2-4-6-8! Capitulate!
Lots of investors want the Federal Reserve to pivot, as you might have read recently. They’re almost equally desperate for markets to capitulate — give up all hope, hit rock bottom, admit that all fears are coming to fruition, and create a sound base to buy.
Compared to the last two decades, investors are 2.6 standard deviations overweight cash and three standard deviations underweight in equities. If this isn’t total capitulation, it’s nearly so. Hope is close to lost.
The perception of riskiness might be driven by widespread complaints that liquidity is running out. This is the natural consequence of tighter money from the central banks and greatly increases the risk of financial accidents.

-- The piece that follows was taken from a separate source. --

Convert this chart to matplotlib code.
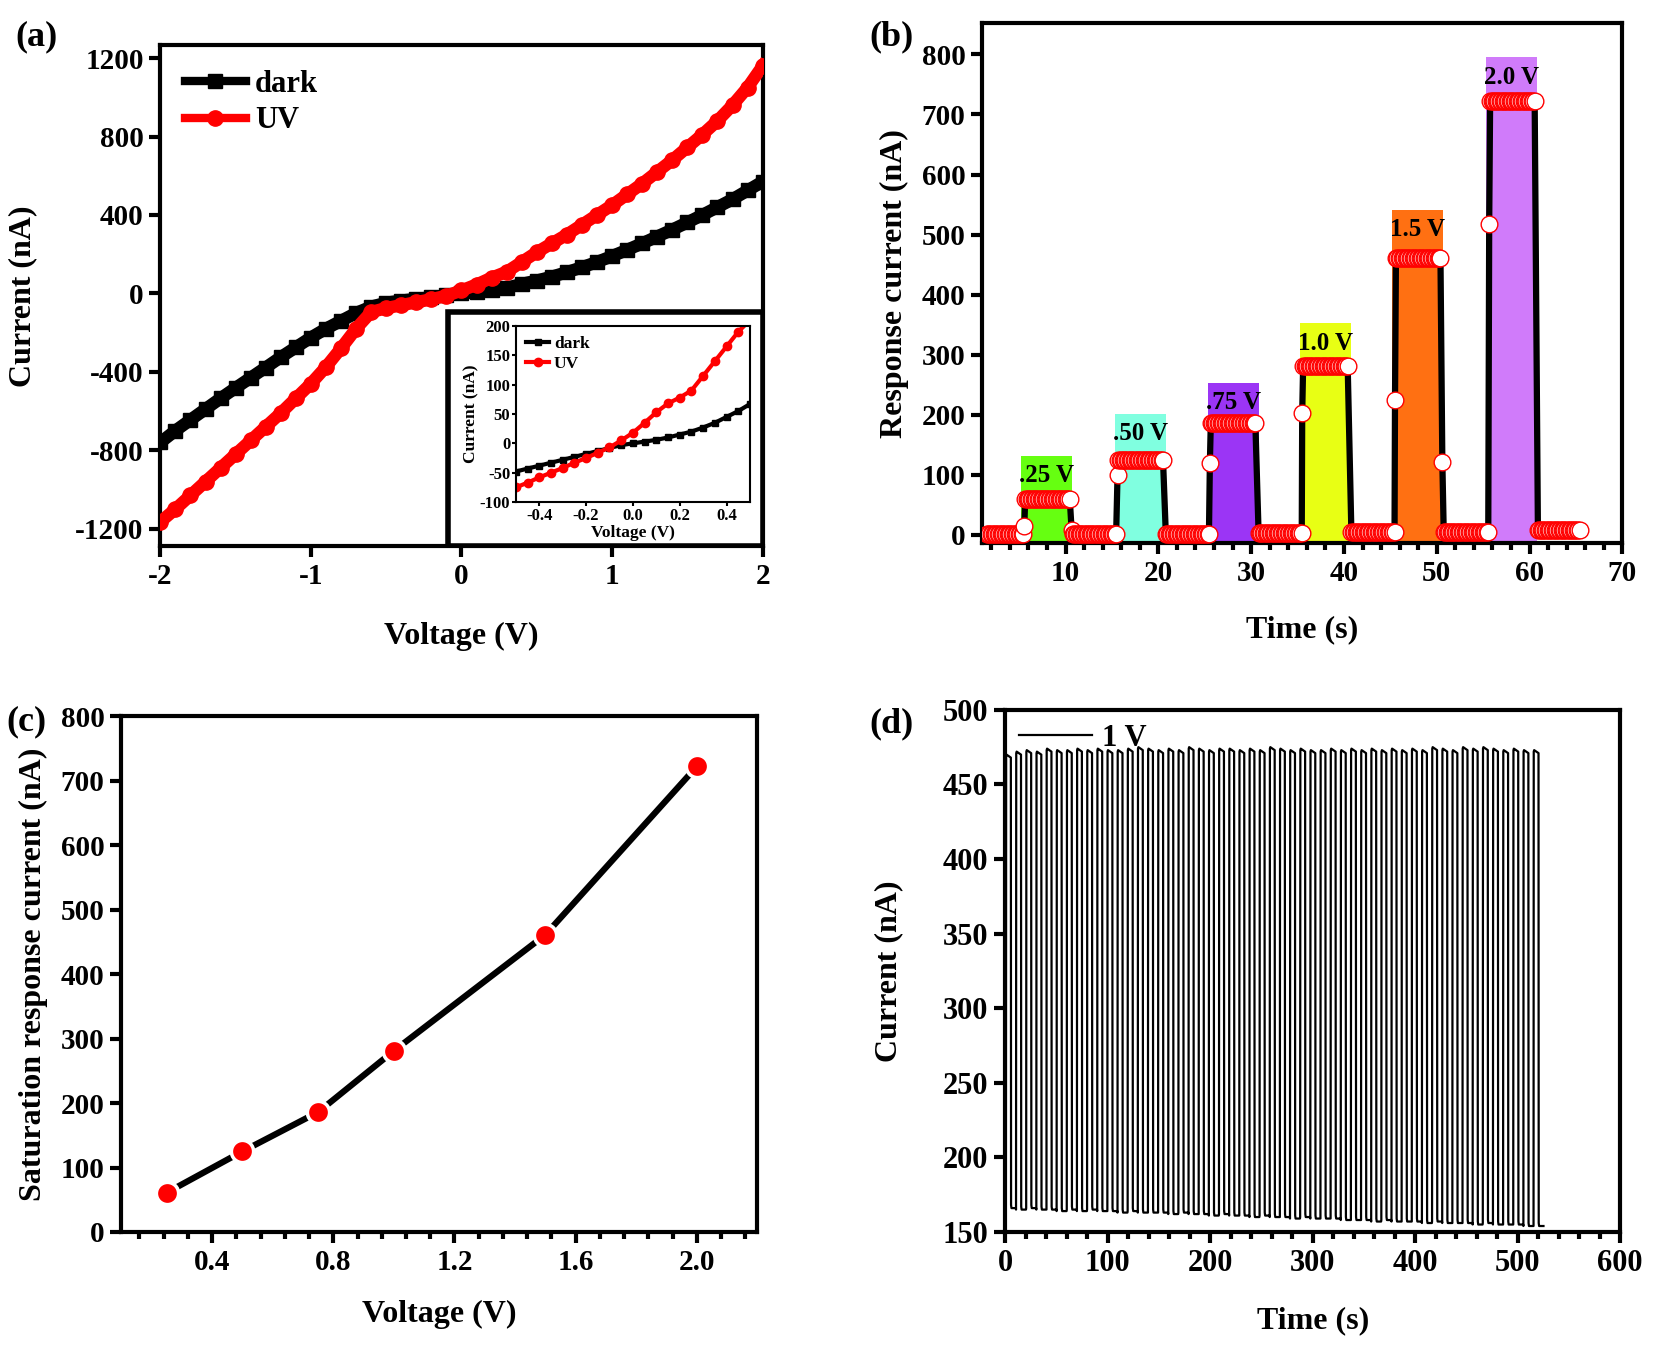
import numpy as np
import matplotlib
matplotlib.use('Agg')
import matplotlib.pyplot as plt
from matplotlib.patches import Rectangle
from matplotlib.ticker import MultipleLocator

plt.rcParams['font.family'] = ['Liberation Serif', 'DejaVu Serif']
plt.rcParams['font.weight'] = 'bold'
plt.rcParams['axes.labelweight'] = 'bold'
plt.rcParams['axes.linewidth'] = 3
plt.rcParams['axes.unicode_minus'] = False

# ---------------- data ----------------
# (a) I-V curves
volt_a = [-2.0, -1.9, -1.8, -1.7, -1.6, -1.5, -1.4, -1.3, -1.2, -1.1,
          -1.0, -0.9, -0.8, -0.7, -0.6, -0.5, -0.4, -0.3, -0.2, -0.1,
          0.0, 0.1, 0.2, 0.3, 0.4, 0.5, 0.6, 0.7, 0.8, 0.9, 1.0,
          1.1, 1.2, 1.3, 1.4, 1.5, 1.6, 1.7, 1.8, 1.9, 2.0]
dark_a = [-760, -700, -645, -590, -535, -482, -430, -378, -325, -275,
          -225, -180, -140, -100, -68, -48, -37, -28, -20, -10,
          0, 6, 15, 28, 48, 65, 85, 108, 133, 160, 190,
          222, 255, 290, 325, 362, 400, 440, 480, 525, 570]
uv_a = [-1165, -1100, -1030, -960, -890, -820, -750, -680, -610, -535,
        -460, -375, -280, -180, -95, -75, -60, -45, -30, -12,
        15, 45, 80, 110, 160, 210, 255, 300, 350, 400, 450,
        505, 560, 620, 680, 745, 810, 880, 960, 1050, 1160]

# (a) inset, low bias
volt_in = [-0.5, -0.45, -0.4, -0.35, -0.3, -0.25, -0.2, -0.15, -0.1, -0.05, 0.0,
           0.05, 0.1, 0.15, 0.2, 0.25, 0.3, 0.35, 0.4, 0.45, 0.5]
dark_in = [-48, -43, -38, -33, -28, -23, -18, -13, -8, -3, 0,
           3, 6, 10, 15, 20, 27, 35, 45, 55, 67]
uv_in = [-75, -67, -58, -50, -42, -33, -25, -16, -7, 5, 18,
         35, 53, 68, 78, 90, 115, 140, 165, 190, 210]

# (b) response at different bias
bias_labels = ['.25 V', '.50 V', '.75 V', '1.0 V', '1.5 V', '2.0 V']
bar_colors = ['#66ff11', '#80ffe0', '#9b35f5', '#e8ff14', '#ff7012', '#d07bfa']
bar_left = [5.2, 15.3, 25.3, 35.3, 45.2, 55.3]
bar_right = [10.7, 20.8, 30.8, 40.8, 50.7, 60.8]
bar_top = [132, 201, 253, 352, 541, 795]
t_on = [5.65, 15.7, 25.65, 35.6, 45.6, 55.75]
t_off = [10.5, 20.5, 30.5, 40.5, 50.45, 60.6]
plateau = [60, 125, 186, 281, 461, 722]
rise_pt = [14, 100, 120, 203, 224, 518]
fall_pt = [8, None, None, None, 122, None]
dark_base = [1, 2, 2, 3, 4, 5, 8]
t_start, t_end, t_step = 1.5, 65.5, 0.15

# (c) saturation current
volt_c = [0.25, 0.5, 0.75, 1.0, 1.5, 2.0]
sat_c = [61, 125, 186, 281, 461, 722]

# (d) cycling at 1 V
period_d = 9.9
high_d = [469, 471, 472, 471, 473, 472, 472, 473, 472, 473,
          472, 472, 473, 474, 473, 472, 473, 472, 474, 473,
          472, 473, 473, 472, 473, 472, 474, 473, 472, 473,
          472, 472, 473, 472, 473, 472, 473, 472, 473, 472,
          473, 472, 474, 473, 472, 474, 473, 474, 473, 472,
          473, 472, 472]
low_d = [166, 165, 166, 165, 165, 164, 165, 164, 165, 164,
         164, 163, 164, 163, 163, 163, 162, 163, 162, 162,
         161, 162, 161, 161, 160, 161, 160, 160, 159, 160,
         159, 159, 159, 158, 158, 158, 157, 158, 157, 157,
         157, 156, 157, 156, 156, 156, 155, 156, 155, 155,
         155, 154, 154]

# ---------------- layout ----------------
W, H = 1568.0, 1278.0


def pos(l, r, t, b):
    return [l / W, 1 - b / H, (r - l) / W, (b - t) / H]


def style(ax, size=21):
    ax.tick_params(which='major', direction='out', length=8, width=3, labelsize=size, pad=4)
    ax.tick_params(which='minor', direction='out', length=5, width=3)
    for lab in ax.get_xticklabels() + ax.get_yticklabels():
        lab.set_fontweight('bold')


def labels(ax, xl, yl, xc, yc, size=23):
    ax.set_xlabel(xl, fontsize=size, fontweight='bold')
    ax.set_ylabel(yl, fontsize=size, fontweight='bold')
    ax.xaxis.label.set_verticalalignment('center')
    ax.yaxis.label.set_verticalalignment('center')
    ax.xaxis.set_label_coords(0.5, xc)
    ax.yaxis.set_label_coords(yc, 0.5)


fig = plt.figure(figsize=(16.54, 13.48), dpi=100)

# ---- (a)
ax = fig.add_axes(pos(152, 723, 43, 518))
ax.plot(volt_a, dark_a, color='black', lw=9, marker='s', ms=10, label='dark', zorder=2)
ax.plot(volt_a, uv_a, color='red', lw=9, marker='o', ms=11, label='UV', zorder=3)
ax.set_xlim(-2, 2)
ax.set_ylim(-1290, 1265)
ax.xaxis.set_major_locator(MultipleLocator(1))
ax.set_yticks([-1200, -800, -400, 0, 400, 800, 1200])
style(ax)
labels(ax, 'Voltage (V)', 'Current (nA)', -0.18, -0.228)
leg = ax.legend(loc='upper left', frameon=False, fontsize=22, handlelength=2.0,
                handletextpad=0.3, labelspacing=0.25, borderaxespad=0.4)
for h in leg.get_lines():
    h.set_linewidth(6)
ax.add_patch(Rectangle((0.478, 0.0), 0.522, 0.467, transform=ax.transAxes,
                       facecolor='white', edgecolor='black', lw=4, zorder=5))

axi = fig.add_axes(pos(489, 711, 309, 476))
axi.plot(volt_in, dark_in, color='black', lw=3, marker='s', ms=5, label='dark')
axi.plot(volt_in, uv_in, color='red', lw=3, marker='o', ms=6, label='UV')
axi.set_xlim(-0.5, 0.5)
axi.set_ylim(-100, 200)
axi.set_xticks([-0.4, -0.2, 0.0, 0.2, 0.4])
axi.set_yticks([-100, -50, 0, 50, 100, 150, 200])
for s in axi.spines.values():
    s.set_linewidth(1.5)
axi.tick_params(direction='out', length=3, width=1.5, labelsize=12, pad=1)
axi.set_xlabel('Voltage (V)', fontsize=12.5, fontweight='bold')
axi.xaxis.label.set_verticalalignment('center')
axi.xaxis.set_label_coords(0.5, -0.175)
axi.set_ylabel('Current (nA)', fontsize=12.5, fontweight='bold', labelpad=0)
axi.legend(loc='upper left', frameon=False, fontsize=12.5, handlelength=1.3,
           handletextpad=0.3, labelspacing=0.2, borderaxespad=0.2)

# ---- (b)
bx = fig.add_axes(pos(931, 1538, 22, 515))
b_lo = -14
for k in range(6):
    bx.bar(bar_left[k], bar_top[k] - b_lo, bottom=b_lo, width=bar_right[k] - bar_left[k],
           align='edge', color=bar_colors[k], zorder=1)
    bx.text((bar_left[k] + bar_right[k]) / 2, bar_top[k] - 33, bias_labels[k],
            ha='center', va='center', fontsize=18, fontweight='bold', zorder=2)

t_b, i_b = [], []
start = t_start
for k in range(6):
    seg = np.arange(start, t_on[k] - 0.15, t_step)
    t_b += list(seg)
    i_b += [dark_base[k]] * len(seg)
    t_b.append(t_on[k] - 0.1)
    i_b.append(rise_pt[k])
    seg = np.arange(t_on[k], t_off[k] + 0.01, t_step)
    t_b += list(seg)
    i_b += [plateau[k]] * len(seg)
    if fall_pt[k] is not None:
        t_b.append(t_off[k] + 0.15)
        i_b.append(fall_pt[k])
    start = t_off[k] + 0.3
seg = np.arange(start, t_end + 0.01, t_step)
t_b += list(seg)
i_b += [dark_base[-1]] * len(seg)

bx.plot(t_b, i_b, color='black', lw=4.5, zorder=3)
bx.plot(t_b, i_b, ls='none', marker='o', ms=12, mfc='white', mec='red', mew=1.0, zorder=4)
bx.set_xlim(1, 70)
bx.set_ylim(b_lo, 852)
bx.xaxis.set_major_locator(MultipleLocator(10))
bx.xaxis.set_minor_locator(MultipleLocator(2))
bx.yaxis.set_major_locator(MultipleLocator(100))
style(bx)
labels(bx, 'Time (s)', 'Response current (nA)', -0.166, -0.137)

# ---- (c)
cx = fig.add_axes(pos(115, 718, 679, 1168))
cx.plot(volt_c, sat_c, color='black', lw=4.5, marker='o', ms=16, mfc='red', mec='white', mew=2.5)
cx.set_xlim(0.1, 2.2)
cx.set_ylim(0, 800)
cx.set_xticks([0.4, 0.8, 1.2, 1.6, 2.0])
cx.xaxis.set_minor_locator(MultipleLocator(0.08))
cx.yaxis.set_major_locator(MultipleLocator(100))
style(cx)
labels(cx, 'Voltage (V)', 'Saturation response current (nA)', -0.16, -0.138)

# ---- (d)
dx = fig.add_axes(pos(953, 1536, 673, 1168))
t_d, i_d = [0.0], [low_d[0]]
for k in range(len(high_d)):
    t0 = k * period_d
    t_d += [t0 + 0.6, t0 + 0.8, t0 + 1.2, t0 + period_d / 2 + 0.5,
            t0 + period_d / 2 + 0.7, t0 + period_d / 2 + 1.1, t0 + period_d + 0.4]
    i_d += [low_d[k], high_d[k], high_d[k] + 1, high_d[k] - 1,
            low_d[k] + 2, low_d[k], low_d[k]]
dx.plot(t_d, i_d, color='black', lw=1.6, label='1 V')
dx.set_xlim(0, 600)
dx.set_ylim(150, 500)
dx.xaxis.set_major_locator(MultipleLocator(100))
dx.xaxis.set_minor_locator(MultipleLocator(20))
dx.yaxis.set_major_locator(MultipleLocator(50))
style(dx, 22)
labels(dx, 'Time (s)', 'Current (nA)', -0.17, -0.189)
dx.legend(loc='upper left', frameon=False, fontsize=22, handlelength=2.4,
          handletextpad=0.3, borderaxespad=0.05)

# panel letters
for txt, x, y in [('(a)', 35, 35), ('(b)', 845, 35), ('(c)', 25, 684), ('(d)', 845, 686)]:
    fig.text(x / W, 1 - y / H, txt, fontsize=26, fontweight='bold', ha='center', va='center')

fig.savefig('out.png', dpi=100)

A belief that liquidity is drying up leads naturally to predictions that the Fed will soon have to execute its “pivot” and start to cut rates again.
But is this just wishful thinking? And why exactly do they expect the Fed to turn around? Increasingly, it’s because they believe markets will break.
Falling inflation is still seen as the most plausible trigger, but over the last month, many have adopted the idea that a “global credit event” (and the most plausible culprit is thought to be another blowup in the eurozone) or a crash for the US stock market will force the Fed’s hand
Finally, sentiment ahead of earnings season is miserable, and indeed as negative as it’s ever been (including during the Global Financial Crisis).